South Sioux Falls was founded in early 1888 on 4 acre of land donated by lawyer and congressman Richard F. Pettigrew and S. L. Tate for the Norwegian Lutheran Normal School (now Augustana College). The city was incorporated on February 20, 1890, by a 63–0 vote. Pettigrew had envisioned an industrial suburb and funded construction of a railroad to Pierre and a six-story packing plant, which were both never fully realized.

The city once covered 1,800 acre and had a woolen mill, soap factory, an axle grease factory, and the first airport in the region—Soo Skyways. A streetcar line connecting South Sioux Falls to Sioux Falls opened in 1889, but was permanently closed in 1896. It later became a bedroom community for Sioux Falls workers and was designated as a second-class city in May 1948. The city had approximately 1,600 people at the time of the 1950 census, making it the third largest settlement in South Dakota.
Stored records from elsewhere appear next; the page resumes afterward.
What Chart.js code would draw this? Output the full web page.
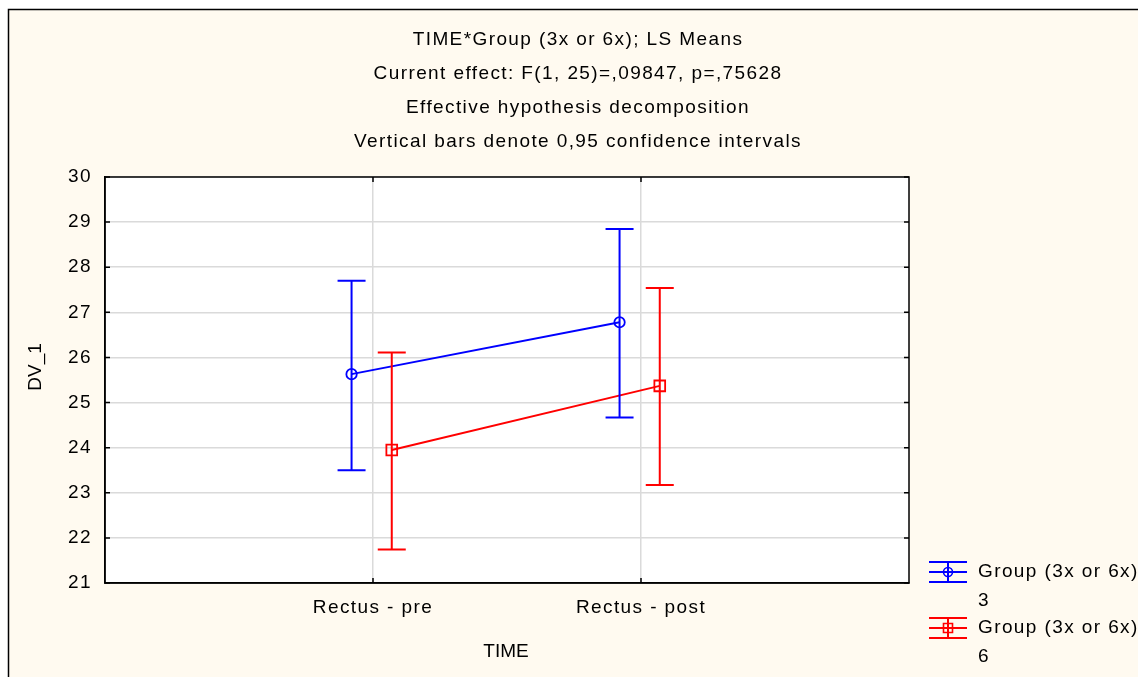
<!DOCTYPE html>
<html><head><meta charset="utf-8">
<script src="https://cdn.jsdelivr.net/npm/chart.js@4.4.1/dist/chart.umd.min.js"></script>
<style>html,body{margin:0;padding:0;background:#fff;overflow:hidden}</style>
</head><body>
<canvas id="c" width="1138" height="677"></canvas>
<script>
// ---- data ----
const categories = ['Rectus - pre', 'Rectus - post'];
const categoryPositions = [1, 2];
const group3Means = [25.63, 26.78];
const group3Lower = [23.50, 24.67];
const group3Upper = [27.70, 28.85];
const group6Means = [23.95, 25.37];
const group6Lower = [21.74, 23.17];
const group6Upper = [26.11, 27.54];
const yTicks = [21, 22, 23, 24, 25, 26, 27, 28, 29, 30];
const titleLines = [
  'TIME*Group (3x or 6x); LS Means',
  'Current effect: F(1, 25)=,09847, p=,75628',
  'Effective hypothesis decomposition',
  'Vertical bars denote 0,95 confidence intervals'
];
const seriesNames = [['Group (3x or 6x)', '3'], ['Group (3x or 6x)', '6']];
const xTitle = 'TIME';
const yTitle = 'DV_1';

// ---- styles ----
const FONT = "'Liberation Sans', Arial, sans-serif";
const FSIZE = 19;
const SPACING = '1.4px';
const series = [
  { means: group3Means, lower: group3Lower, upper: group3Upper, color: '#0000FF', style: 'circle', radius: 5.2, dodge: -0.08 },
  { means: group6Means, lower: group6Lower, upper: group6Upper, color: '#FF0000', style: 'rect', radius: 7.6, dodge: 0.07 }
];

const datasets = series.map((s, k) => ({
  label: seriesNames[k].join(' '),
  data: s.means.map((m, i) => ({ x: categoryPositions[i] + s.dodge, y: m })),
  showLine: true,
  borderColor: s.color,
  borderWidth: 2,
  pointStyle: s.style,
  pointRadius: s.radius,
  pointBorderColor: s.color,
  pointBackgroundColor: 'rgba(0,0,0,0)',
  pointBorderWidth: 1.8,
  tension: 0
}));

const framePlugin = {
  id: 'frame',
  beforeDraw(chart) {
    const ctx = chart.ctx, a = chart.chartArea;
    ctx.save();
    ctx.fillStyle = '#ffffff';
    ctx.fillRect(0, 0, chart.width, chart.height);
    ctx.fillStyle = '#FFFAF0';
    ctx.fillRect(8, 9, chart.width, chart.height);
    ctx.fillStyle = '#ffffff';
    ctx.fillRect(a.left, a.top, a.right - a.left, a.bottom - a.top);
    ctx.restore();
    ctx.letterSpacing = SPACING;
  },
  afterDatasetsDraw(chart) {
    const ctx = chart.ctx, xs = chart.scales.x, ys = chart.scales.y;
    ctx.save();
    series.forEach(s => {
      ctx.strokeStyle = s.color;
      ctx.lineWidth = 2;
      s.means.forEach((m, i) => {
        const px = xs.getPixelForValue(categoryPositions[i] + s.dodge);
        const yl = ys.getPixelForValue(s.lower[i]);
        const yu = ys.getPixelForValue(s.upper[i]);
        ctx.beginPath();
        ctx.moveTo(px, yl); ctx.lineTo(px, yu);
        ctx.moveTo(px - 14, yl); ctx.lineTo(px + 14, yl);
        ctx.moveTo(px - 14, yu); ctx.lineTo(px + 14, yu);
        ctx.stroke();
      });
    });
    ctx.restore();
  },
  afterDraw(chart) {
    const ctx = chart.ctx, a = chart.chartArea, xs = chart.scales.x, ys = chart.scales.y;
    ctx.save();
    // outer frame
    ctx.strokeStyle = '#000'; ctx.lineWidth = 1.5;
    ctx.strokeRect(8.5, 9.5, chart.width + 20, chart.height + 20);
    // plot frame
    ctx.strokeRect(a.left, a.top, a.right - a.left, a.bottom - a.top);
    // inner tick marks
    ctx.beginPath();
    yTicks.forEach(v => {
      const y = ys.getPixelForValue(v);
      ctx.moveTo(a.left, y); ctx.lineTo(a.left + 5, y);
      ctx.moveTo(a.right, y); ctx.lineTo(a.right - 5, y);
    });
    categoryPositions.forEach(v => {
      const x = xs.getPixelForValue(v);
      ctx.moveTo(x, a.top); ctx.lineTo(x, a.top + 5);
      ctx.moveTo(x, a.bottom); ctx.lineTo(x, a.bottom - 5);
    });
    ctx.stroke();
    // titles
    ctx.fillStyle = '#000';
    ctx.font = FSIZE + 'px ' + FONT;
    ctx.textAlign = 'center';
    ctx.textBaseline = 'middle';
    ctx.letterSpacing = SPACING;
    const tY = [40, 74, 108, 142];
    titleLines.forEach((t, i) => ctx.fillText(t, 578, tY[i]));
    // axis titles
    ctx.letterSpacing = '0px';
    ctx.fillText(xTitle, 506, 652);
    ctx.save();
    ctx.translate(36, 367);
    ctx.rotate(-Math.PI / 2);
    ctx.fillText(yTitle, 0, 0);
    ctx.restore();
    // legend
    const legY = [572, 628];
    ctx.textAlign = 'left';
    ctx.letterSpacing = SPACING;
    series.forEach((s, k) => {
      const cy = legY[k], cx = 948;
      ctx.strokeStyle = s.color; ctx.lineWidth = 2;
      ctx.beginPath();
      ctx.moveTo(929, cy - 10); ctx.lineTo(967, cy - 10);
      ctx.moveTo(929, cy); ctx.lineTo(967, cy);
      ctx.moveTo(929, cy + 10); ctx.lineTo(967, cy + 10);
      ctx.moveTo(cx, cy - 10); ctx.lineTo(cx, cy + 10);
      ctx.stroke();
      ctx.lineWidth = 1.6;
      ctx.beginPath();
      if (s.style === 'circle') ctx.arc(cx, cy, 4.5, 0, Math.PI * 2);
      else ctx.rect(cx - 4.5, cy - 4.5, 9, 9);
      ctx.stroke();
      ctx.fillStyle = '#000';
      ctx.fillText(seriesNames[k][0], 978, cy);
      ctx.fillText(seriesNames[k][1], 978, cy + 29);
    });
    ctx.restore();
  }
};

new Chart(document.getElementById('c'), {
  type: 'line',
  data: { datasets },
  options: {
    responsive: false,
    animation: false,
    devicePixelRatio: 1,
    layout: { padding: { left: 0, top: 177, right: 229, bottom: 0 } },
    plugins: { legend: { display: false }, title: { display: false }, tooltip: { enabled: false } },
    scales: {
      x: {
        type: 'linear', min: 0, max: 3,
        afterBuildTicks(s) { s.ticks = categoryPositions.map(v => ({ value: v })); },
        afterFit(s) { s.height = 94; },
        ticks: { callback: (v, i) => categories[i], font: { family: FONT, size: FSIZE }, color: '#000', padding: 13, maxRotation: 0, autoSkip: false },
        grid: { color: '#dadada', lineWidth: 1.5, drawTicks: false },
        border: { color: '#000', width: 1.5 }
      },
      y: {
        type: 'linear', min: 21, max: 30,
        afterBuildTicks(s) { s.ticks = yTicks.map(v => ({ value: v })); },
        afterFit(s) { s.width = 105; },
        ticks: { font: { family: FONT, size: FSIZE }, color: '#000', padding: 13 },
        grid: { color: '#dadada', lineWidth: 1.5, drawTicks: false },
        border: { color: '#000', width: 1.5 }
      }
    }
  },
  plugins: [framePlugin]
});
</script>
</body></html>
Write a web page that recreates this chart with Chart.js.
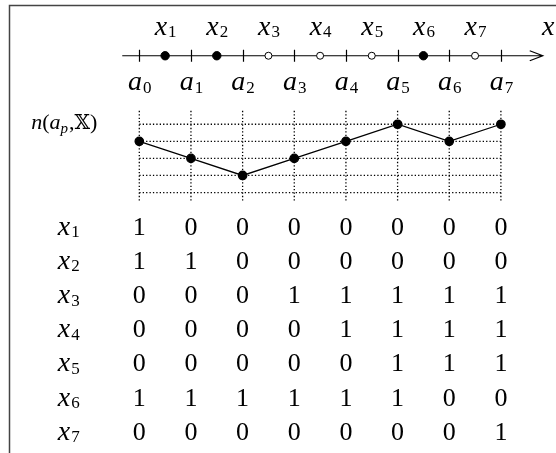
<!DOCTYPE html>
<html>
<head>
<meta charset="utf-8">
<script src="https://cdn.jsdelivr.net/npm/chart.js@4"></script>
<style>
body { margin: 0; background: #fff; }
#wrap { width: 556px; height: 453px; position: relative; }
</style>
</head>
<body>
<div id="wrap"><canvas id="myChart"></canvas></div>
<script>
// cut points a_0..a_7 (x positions 0..7)
const cutIndex = [0, 1, 2, 3, 4, 5, 6, 7];
const cutLabels = ['0', '1', '2', '3', '4', '5', '6', '7'];
// sample points x_1..x_7 sit between the cuts
const pointLabels = ['1', '2', '3', '4', '5', '6', '7'];
const pointPos = [0.5, 1.5, 2.5, 3.5, 4.5, 5.5, 6.5];
const pointFilled = [true, true, false, false, false, true, false];
// n(a_p, X)
const nValues = [3, 2, 1, 2, 3, 4, 3, 4];
const gridLevels = [0, 1, 2, 3, 4];
// table rows
const rowLabels = ['1', '2', '3', '4', '5', '6', '7'];
const rowValues = [
    [1, 0, 0, 0, 0, 0, 0, 0],
    [1, 1, 0, 0, 0, 0, 0, 0],
    [0, 0, 0, 1, 1, 1, 1, 1],
    [0, 0, 0, 0, 1, 1, 1, 1],
    [0, 0, 0, 0, 0, 1, 1, 1],
    [1, 1, 1, 1, 1, 1, 0, 0],
    [0, 0, 0, 0, 0, 0, 0, 1]
];

const FAM = '"Liberation Serif", "DejaVu Serif", "DejaVu Sans", serif';
const LINE_Y = 51;       // number line, in page pixels (yTop axis)
const TOP_LABEL_Y = 30;
const CUT_LABEL_Y = 87;
const LABEL_COL = -1.375; // x position of the row labels
const BIG = 26;   // digits
const ITAL = 28;  // italic letters
const SUB = 17;   // subscripts

function drawSub(ctx, base, sub, cx, baseline) {
    ctx.font = 'italic ' + ITAL + 'px ' + FAM;
    const w1 = ctx.measureText(base).width;
    ctx.font = SUB + 'px ' + FAM;
    const w2 = ctx.measureText(sub).width;
    const left = cx - (w1 + w2) / 2;
    ctx.textAlign = 'left';
    ctx.textBaseline = 'alphabetic';
    ctx.font = 'italic ' + ITAL + 'px ' + FAM;
    ctx.fillText(base, left, baseline);
    ctx.font = SUB + 'px ' + FAM;
    ctx.fillText(sub, left + w1 + 1, baseline + 2.5);
}

const figurePlugin = {
    id: 'figure',
    beforeDatasetsDraw(chart) {
        const ctx = chart.ctx;
        const x = chart.scales.x, yTop = chart.scales.yTop;
        ctx.save();
        // frame
        ctx.strokeStyle = '#444';
        ctx.lineWidth = 1.5;
        ctx.beginPath();
        ctx.moveTo(9.5, 453);
        ctx.lineTo(9.5, 5.5);
        ctx.lineTo(556, 5.5);
        ctx.stroke();
        // number line
        const ly = yTop.getPixelForValue(LINE_Y) + 0.5;
        const x0 = x.getPixelForValue(-0.33), x1 = x.getPixelForValue(7.81);
        ctx.strokeStyle = '#000';
        ctx.lineWidth = 1.2;
        ctx.beginPath();
        ctx.moveTo(x0, ly);
        ctx.lineTo(x1, ly);
        ctx.moveTo(x1 - 13, ly - 5);
        ctx.lineTo(x1, ly);
        ctx.lineTo(x1 - 13, ly + 5);
        cutIndex.forEach(i => {
            const px = Math.round(x.getPixelForValue(i)) + 0.5;
            ctx.moveTo(px, ly - 6);
            ctx.lineTo(px, ly + 6);
        });
        ctx.stroke();
        ctx.restore();
    },
    afterDatasetsDraw(chart) {
        const ctx = chart.ctx;
        const x = chart.scales.x, yTop = chart.scales.yTop, yRow = chart.scales.yRow;
        ctx.save();
        ctx.fillStyle = '#000';
        pointLabels.forEach((s, i) => {
            drawSub(ctx, 'x', s, x.getPixelForValue(pointPos[i]), yTop.getPixelForValue(TOP_LABEL_Y));
        });
        ctx.font = 'italic ' + ITAL + 'px ' + FAM;
        ctx.textAlign = 'left';
        ctx.fillText('x', 542, yTop.getPixelForValue(TOP_LABEL_Y));
        cutLabels.forEach((s, i) => {
            drawSub(ctx, 'a', s, x.getPixelForValue(cutIndex[i]), yTop.getPixelForValue(CUT_LABEL_Y));
        });
        // n(a_p, X) label
        const ny = yTop.getPixelForValue(127);
        let cx = x.getPixelForValue(LABEL_COL) - 37;
        const parts = [['n', 'italic 22px '], ['(', '22px '], ['a', 'italic 22px '], ['p', 'italic 15px ', 4], [',', '22px '], ['\u{1D54F}', '20px '], [')', '22px ']];
        parts.forEach(p => {
            ctx.font = p[1] + FAM;
            ctx.fillText(p[0], cx, ny + (p[2] || 0));
            cx += ctx.measureText(p[0]).width + (p[2] ? 1 : 0);
        });
        // table
        rowLabels.forEach((s, r) => {
            const by = yRow.getPixelForValue(r + 1);
            drawSub(ctx, 'x', s, x.getPixelForValue(LABEL_COL), by);
            ctx.font = BIG + 'px ' + FAM;
            ctx.textAlign = 'center';
            rowValues[r].forEach((v, c) => {
                ctx.fillText(String(v), x.getPixelForValue(cutIndex[c]), by);
            });
        });
        ctx.restore();
    }
};

const datasets = [];
cutIndex.forEach(i => {
    datasets.push({
        type: 'line', yAxisID: 'yN',
        data: [{ x: i, y: -0.47 }, { x: i, y: 4.9 }],
        borderColor: '#000', borderWidth: 1.3, borderDash: [1.3, 2.1], pointRadius: 0
    });
});
gridLevels.forEach(k => {
    datasets.push({
        type: 'line', yAxisID: 'yN',
        data: [{ x: cutIndex[0], y: k }, { x: cutIndex[cutIndex.length - 1], y: k }],
        borderColor: '#000', borderWidth: 1.3, borderDash: [1.3, 2.1], pointRadius: 0
    });
});
datasets.push({
    type: 'line', yAxisID: 'yN',
    data: nValues.map((v, i) => ({ x: cutIndex[i], y: v })),
    borderColor: '#000', borderWidth: 1.3, pointRadius: 4.2,
    pointBackgroundColor: '#000', pointBorderColor: '#000'
});
datasets.push({
    type: 'scatter', yAxisID: 'yTop',
    data: pointPos.map(p => ({ x: p, y: LINE_Y + 0.5 })),
    pointRadius: pointFilled.map(f => f ? 4.2 : 3.5),
    pointBackgroundColor: pointFilled.map(f => f ? '#000' : '#fff'),
    pointBorderColor: '#000', pointBorderWidth: 1
});

const ctx = document.getElementById('myChart').getContext('2d');
const myChart = new Chart(ctx, {
    data: { datasets: datasets },
    plugins: [figurePlugin],
    options: {
        responsive: true,
        maintainAspectRatio: false,
        animation: false,
        layout: { padding: 0 },
        plugins: { legend: { display: false }, tooltip: { enabled: false } },
        scales: {
            x: { type: 'linear', display: false, min: -2.5901, max: 7.9601 },
            yN: { type: 'linear', display: false, min: -14.931, max: 10.954 },
            yRow: { type: 'linear', display: false, reverse: true, min: -5.714, max: 7.229 },
            yTop: { type: 'linear', display: false, reverse: true, min: 0, max: 453 }
        }
    }
});
</script>
</body>
</html>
A merger with Sioux Falls was proposed in the 1940s and was followed by lobbying from the South Sioux Falls city commission for a repeal of the statewide ban on municipal consolidation. The state legislature repealed the ban in 1951, allowing for studies into consolidation to commence. A ballot proposition to merge the cities was defeated by South Sioux Falls voters on April 15, 1952, despite a parallel proposition passing in Sioux Falls. A second attempt was made in 1955, with terms agreed by the two city governments to take over the debts of South Sioux Falls and combine school districts. On October 18, 1955, South Sioux Falls voted 704–227 in favor of consolidating. The same ballot proposition was approved by Sioux Falls voters on November 15, by a 2,714–450 margin.

The consolidation took effect on December 31, 1955. The mayors of Sioux Falls and South Sioux Falls were planned to preside over a ceremony to dismantle a "Welcome to South Sioux Falls" sign on Minnesota Avenue; the event was cancelled after the sign was set on fire.